“Change is on the horizon,” Grovetown City Councilman Sonny McDowell said. “We are literally redefining Grovetown. That’s what it is going to do: rebuilding the old, core part of the city.”
Residents can learn more about the plan details from 5:30-7 p.m. Tuesday at an open house in conjunction with a Grovetown Urban Redevelopment Plan Advisory Committee meeting at Grovetown City Hall.
The city grew from 3,000 to 11,000 residents in the past two decades. But most of that growth occurred on the fringes, depriving the city center the prosperity of other rapidly growing areas.
City officials are now looking for ways to redesign the oldest parts of the city, including much of the residential and commercial areas along Robinson Avenue, the railroad tracks and Wrightsboro Road.
“In essence ... the objective is to rid the city of blight to the extent that it is possible,” McDowell said. “Rid the city of blight and re-create a city that is ... the way we want to see Grovetown look.”
City officials hope the results of the plan will be a prosperous commercial center along Robinson Avenue and attractive, well-planned housing along many fronts, including the railroad tracks that run through town.
On Feb. 13, council members approved the first step of the process: the findings of necessity.
That document, prepared by the CSRA Regional Commission, shows concentrations of poverty, a substantial concentration of deteriorated mobile home parks and a low owner-occupancy rate, commission Planning Director Christian Lentz said.
Those factors combine to depress land and building values and could make the city less attractive to prospective businesses.
If approved, the plan calls for an aggressive reduction of dangerous and abandoned buildings.
“For property values to rise and for Grovetown to have the type of good form in the city center residential areas that it wants, it slowly has to disincentivize the mobile home parks that are there,” Lentz said.
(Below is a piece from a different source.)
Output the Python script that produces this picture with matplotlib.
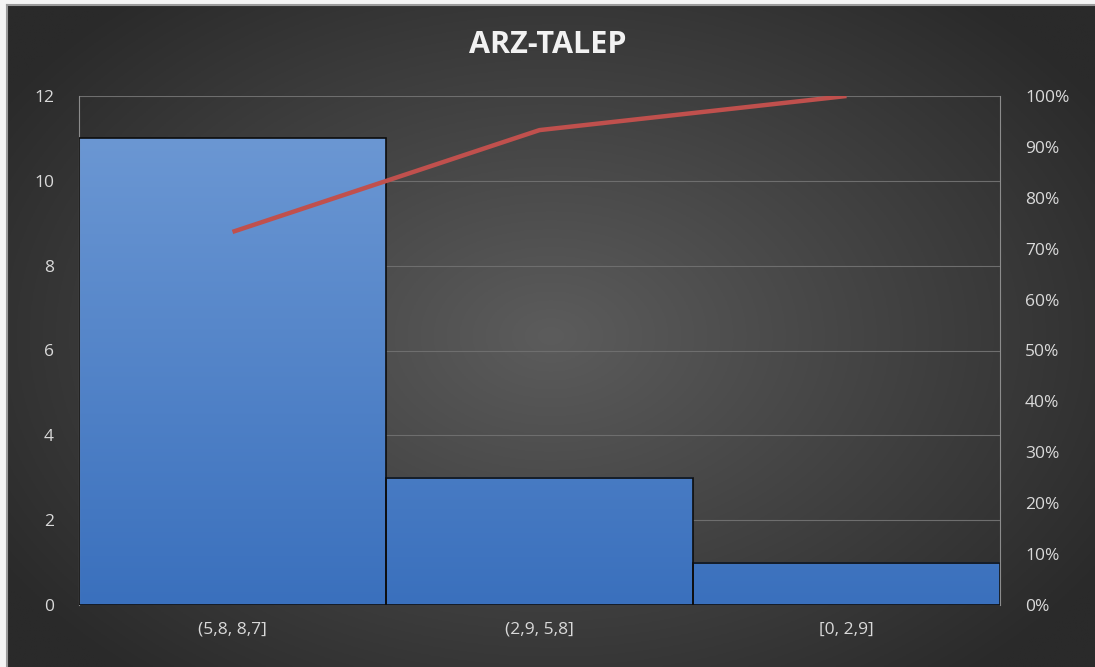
import numpy as np
import matplotlib
matplotlib.use('Agg')
import matplotlib.pyplot as plt
from matplotlib.ticker import FuncFormatter

# ── Data ──────────────────────────────────────────────────────────────────────
categories = ['(5,8, 8,7]', '(2,9, 5,8]', '[0, 2,9]']
counts = [11, 3, 1]
cumulative_pct = [73.3, 93.3, 100.0]

TITLE = 'ARZ-TALEP'
FONT = ['Open Sans', 'DejaVu Sans']
TEXT_COLOR = '#d9d9d9'

W, H = 1095, 667
fig = plt.figure(figsize=(W / 100, H / 100), dpi=100)
fig.patch.set_facecolor('#f4f4f4')

# ── Background: radial dark-grey gradient ────────────────────────────────────
bg = fig.add_axes([7 / W, 0, 1 - 7 / W, 1 - 5 / H])
yy, xx = np.mgrid[0:1:300j, 0:1:500j]
r = np.sqrt(((xx - 0.5) / 0.8) ** 2 + ((yy - 0.5) / 0.9) ** 2)
r = np.clip(r / 0.75, 0, 1)
c0 = np.array([0x5c, 0x5c, 0x5c]) / 255
c1 = np.array([0x2a, 0x2a, 0x2a]) / 255
img = c0[None, None, :] * (1 - r[..., None]) + c1[None, None, :] * r[..., None]
bg.imshow(img, aspect='auto', extent=[0, 1, 0, 1], origin='lower')
bg.set_axis_off()
bg.plot([0, 0], [0, 1], color='#9a9a9a', lw=1.5, transform=bg.transAxes, clip_on=False)
bg.plot([0, 1], [1, 1], color='#9a9a9a', lw=1.5, transform=bg.transAxes, clip_on=False)

# ── Main axes ────────────────────────────────────────────────────────────────
left, right, top, bottom = 79, 1000, 96, 605
ax = fig.add_axes([left / W, 1 - bottom / H, (right - left) / W, (bottom - top) / H])
ax.patch.set_alpha(0)

x = np.arange(len(categories))
ax.yaxis.grid(True, color='#6e6e6e', lw=0.8)
ax.set_axisbelow(True)

# bars: one shared vertical gradient from 0 up to the tallest bar
top_col = np.array([0x6b, 0x97, 0xd3]) / 255
bot_col = np.array([0x3a, 0x70, 0xbd]) / 255
vmax = max(counts)
bars = ax.bar(x, counts, width=1.0, color='none', edgecolor='#0d0d0d', lw=1.2, zorder=3)
for b in bars:
    bx, bw, bh = b.get_x(), b.get_width(), b.get_height()
    f = np.linspace(0, bh / vmax, 256)[:, None]
    g = bot_col[None, None, :] * (1 - f[..., None]) + top_col[None, None, :] * f[..., None]
    g = np.repeat(g, 2, axis=1)
    ax.imshow(g, aspect='auto', origin='lower',
              extent=[bx, bx + bw, 0, bh], zorder=2)
ax.set_xlim(-0.5, len(categories) - 0.5)
ax.set_ylim(0, 12)
ax.set_yticks(range(0, 13, 2))

ax.set_xticks(x)
ax.set_xticklabels(categories)
for s in ['top', 'right', 'bottom']:
    ax.spines[s].set_visible(False)
ax.spines['left'].set_color('#8c8c8c')
ax.tick_params(axis='both', length=0, colors=TEXT_COLOR, labelsize=12.5)
ax.tick_params(axis='y', pad=18)
ax.tick_params(axis='x', pad=12)
for lbl in ax.get_xticklabels() + ax.get_yticklabels():
    lbl.set_family(FONT)

# ── Secondary axis: cumulative % ─────────────────────────────────────────────
ax2 = ax.twinx()
ax2.set_ylim(0, 100)
ax2.set_yticks(range(0, 101, 10))
ax2.yaxis.set_major_formatter(FuncFormatter(lambda v, _: f'{v:.0f}%'))
ax2.plot(x, cumulative_pct, color='#c0504d', lw=3.2, solid_capstyle='butt', zorder=5)
for s in ['top', 'left', 'bottom']:
    ax2.spines[s].set_visible(False)
ax2.spines['right'].set_color('#8c8c8c')
ax2.tick_params(axis='y', length=0, colors=TEXT_COLOR, labelsize=12.5, pad=18)
for lbl in ax2.get_yticklabels():
    lbl.set_family(FONT)

fig.text(0.5, 1 - 45 / H, TITLE, ha='center', va='center', color='#f2f2f2',
         fontsize=22, fontweight='bold', family=FONT)

fig.savefig('out.png', dpi=100, facecolor=fig.get_facecolor())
The plan also calls for more staff and many changes to the city’s planning and zoning codes.
Lentz said the focus will be on creating zoning districts that would encourage the grouping of structures with similar size, location, scale and orientation to create more attractive residential and commercial areas.
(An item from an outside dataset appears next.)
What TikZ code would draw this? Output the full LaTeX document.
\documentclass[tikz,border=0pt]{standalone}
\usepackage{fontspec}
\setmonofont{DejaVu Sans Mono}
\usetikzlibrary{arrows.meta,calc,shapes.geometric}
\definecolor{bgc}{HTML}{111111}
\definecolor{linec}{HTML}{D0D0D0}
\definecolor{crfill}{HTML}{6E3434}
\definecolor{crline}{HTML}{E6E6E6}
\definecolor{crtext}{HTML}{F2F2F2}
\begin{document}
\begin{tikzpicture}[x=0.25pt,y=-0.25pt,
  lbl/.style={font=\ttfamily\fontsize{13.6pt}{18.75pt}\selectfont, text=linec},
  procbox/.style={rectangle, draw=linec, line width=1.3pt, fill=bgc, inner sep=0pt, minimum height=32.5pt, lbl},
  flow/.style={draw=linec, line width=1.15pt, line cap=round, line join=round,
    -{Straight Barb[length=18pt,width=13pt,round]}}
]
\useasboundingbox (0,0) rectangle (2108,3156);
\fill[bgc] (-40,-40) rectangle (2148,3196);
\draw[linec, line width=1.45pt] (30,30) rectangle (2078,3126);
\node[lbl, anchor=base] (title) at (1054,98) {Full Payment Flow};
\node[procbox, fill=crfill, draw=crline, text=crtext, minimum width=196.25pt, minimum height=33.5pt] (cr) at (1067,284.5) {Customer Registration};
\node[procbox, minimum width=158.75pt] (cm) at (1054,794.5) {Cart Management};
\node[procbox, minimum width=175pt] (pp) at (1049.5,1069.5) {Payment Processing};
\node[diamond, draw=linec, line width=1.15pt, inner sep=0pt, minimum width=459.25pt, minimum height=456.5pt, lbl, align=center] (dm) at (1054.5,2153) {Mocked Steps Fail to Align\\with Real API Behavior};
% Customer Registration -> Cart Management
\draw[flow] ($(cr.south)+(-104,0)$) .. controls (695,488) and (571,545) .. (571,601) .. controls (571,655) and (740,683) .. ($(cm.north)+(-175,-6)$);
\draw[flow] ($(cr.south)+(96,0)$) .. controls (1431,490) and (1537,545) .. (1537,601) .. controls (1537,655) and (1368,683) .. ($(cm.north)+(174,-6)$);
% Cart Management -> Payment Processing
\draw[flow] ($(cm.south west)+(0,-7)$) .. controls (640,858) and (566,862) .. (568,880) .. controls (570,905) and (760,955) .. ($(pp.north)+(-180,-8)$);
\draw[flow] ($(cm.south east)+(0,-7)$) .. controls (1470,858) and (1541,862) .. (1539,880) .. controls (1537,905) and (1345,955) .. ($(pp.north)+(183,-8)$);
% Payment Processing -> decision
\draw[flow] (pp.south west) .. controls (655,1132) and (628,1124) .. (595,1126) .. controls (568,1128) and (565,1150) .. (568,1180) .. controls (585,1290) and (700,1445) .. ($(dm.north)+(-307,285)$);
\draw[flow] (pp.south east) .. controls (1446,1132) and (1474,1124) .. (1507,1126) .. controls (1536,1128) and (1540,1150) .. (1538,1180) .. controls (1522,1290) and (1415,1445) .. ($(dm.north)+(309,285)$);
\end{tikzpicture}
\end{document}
“Most people aren’t necessarily turned off by the land use,” he said. “They are turned off by the way the land use looks.”
Those updated codes could be applied only to certain properties through restrictive covenants or to the entire proposed district.
The plan also will look at improving Robinson Avenue as a commercial corridor. About 12,000 vehicles travel the main thoroughfare each day.
“Addressing it by more travel lanes and a wider road isn’t necessarily the way to do it,” Lentz said. “It would directly conflict with your downtown vision, the downtown (city officials) want to create. ... There’s no reason why Robinson Avenue can’t become a viable commercial corridor or commercial center in Grovetown.”
McDowell said the Georgia Department of Transportation would consider incorporating ideas from the Urban Redevelopment Plan when designing a project to upgrade Robinson Avenue.
“We have to get way out in front of their design process,” McDowell said.
If passed, the first couple of years of the plan consist of studies, research and planning. Within a few years, officials hope to start construction on a model site. A more-than-1-acre parcel currently housing the senior center and fire station on Robinson Avenue near Newmantown Road is a possible site for the mixed-use model, said Lentz.
After Tuesday’s open house, the plan is expected to go before the city council for approval April 9.